I'd bet most people don't know there are free ways to host a website, and even if they find an explainer, technical platforms like Cloudflare and GitHub (let alone the command line) can be intimidating.

So I made weejur, which is basically a super simple UI front-end for GitHub Pages. You log in with OAuth, and then you can just paste HTML or upload files to publish a website. If you don't have a GitHub account, you can sign up right in the OAuth flow. It's completely free, and you can view the source here [1].

My hope is this makes it easier for people who don't know anything about web hosting to create and share their own websites.

Feel free to try it out and please share any questions/ideas/feedback!

[1] https://github.com/weejur/weejur/

This is cool! I like projects that simplify things for non-technical users, while also educating them

Nice app, but you mentioned for non-technical people to paste html and files. If the person is completely non-technical this is even something hard if they don't watch video guide or something like that. I mean why would they use this when they can build their sites with ai website builders like lovable, v0.app (which already has vercel integration)?

Sure, Lovable/v0 free tier is a good option, although I’m not sure how many non-tech people use them for things like personal sites or to quickly publish something they want to share. It feels like they’re going more after “builders”, and regular folks would be more using ChatGPT free tier, etc.
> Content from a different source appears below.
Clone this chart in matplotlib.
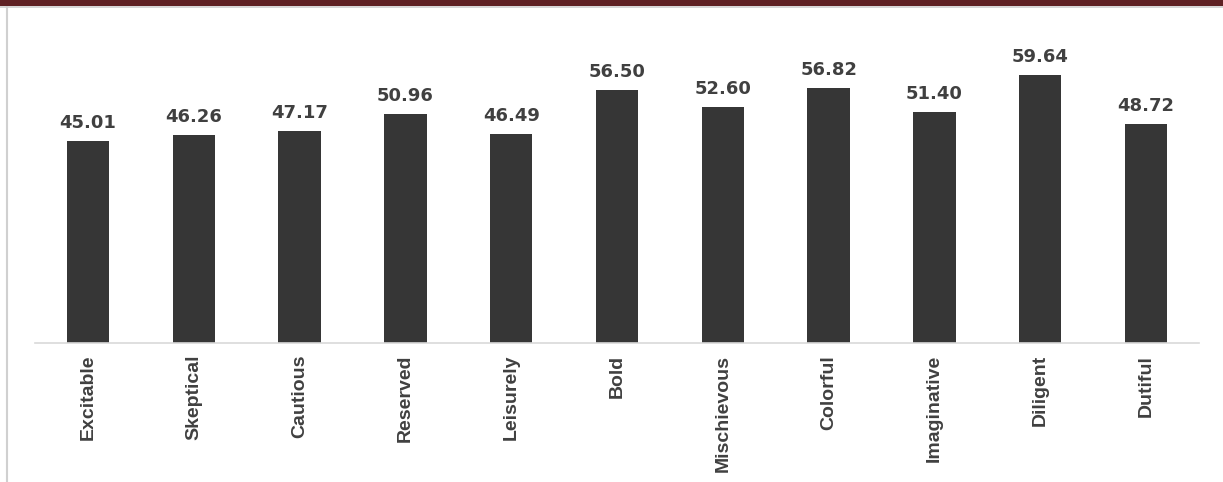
import matplotlib
matplotlib.use("Agg")
import matplotlib.pyplot as plt
from matplotlib.patches import Rectangle
from matplotlib.lines import Line2D

categories = ["Excitable", "Skeptical", "Cautious", "Reserved", "Leisurely", "Bold",
              "Mischievous", "Colorful", "Imaginative", "Diligent", "Dutiful"]
values = [45.01, 46.26, 47.17, 50.96, 46.49, 56.50, 52.60, 56.82, 51.40, 59.64, 48.72]

fig = plt.figure(figsize=(12.23, 4.82), dpi=100)
W, H = 1223, 482
ax = fig.add_axes([35 / W, (H - 343) / H, (1199 - 35) / W, (343 - 29) / H])

x = list(range(len(categories)))
ax.bar(x, values, width=0.40, color="#363636", edgecolor="none", zorder=2)
ax.set_xlim(-0.5, 10.5)
ax.set_ylim(0, 70)

for xi, v in zip(x, values):
    ax.annotate(f"{v:.2f}", (xi, v), xytext=(0, 6.5), textcoords="offset points",
                ha="center", va="bottom", fontsize=13, fontweight="bold",
                color="#404040", family="DejaVu Sans")

ax.set_xticks(x)
ax.set_xticklabels(categories, rotation=90, fontsize=14, fontweight="bold",
                   color="#404040", family="Liberation Sans")
ax.tick_params(axis="x", length=0, pad=8.5)
ax.set_yticks([])
for s in ["top", "right", "left"]:
    ax.spines[s].set_visible(False)
ax.spines["bottom"].set_color("#d9d9d9")
ax.spines["bottom"].set_linewidth(1.2)

# decorative frame
fig.patches.append(Rectangle((0, (H - 6) / H), 1, 6 / H, transform=fig.transFigure,
                             facecolor="#5f2124", edgecolor="none", zorder=5))
fig.lines.append(Line2D([0, 1], [(H - 7) / H, (H - 7) / H], transform=fig.transFigure,
                        color="#d0d0d0", linewidth=1.2))
fig.lines.append(Line2D([6.5 / W, 6.5 / W], [0, (H - 7) / H], transform=fig.transFigure,
                        color="#d0d0d0", linewidth=1.5))

fig.savefig("out.png", dpi=100)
Mainly it’s always bothered me that Squarespace etc can charge so much for simple static sites. I just don’t think most people realize you can host websites for free if you don’t need a database.

This is a nice idea.

There is still a real gap between "making some HTML" and actually getting something published on the web, especially for non-technical users. A simple path on top of GitHub Pages makes a lot of sense.

Curious how you are thinking about the next step after publish. Do you want weejur to stay intentionally minimal, or do you see it growing toward simple editing / updating workflows too?

It's like static.app

Sweet, didn’t know about this - yes, this is very similar.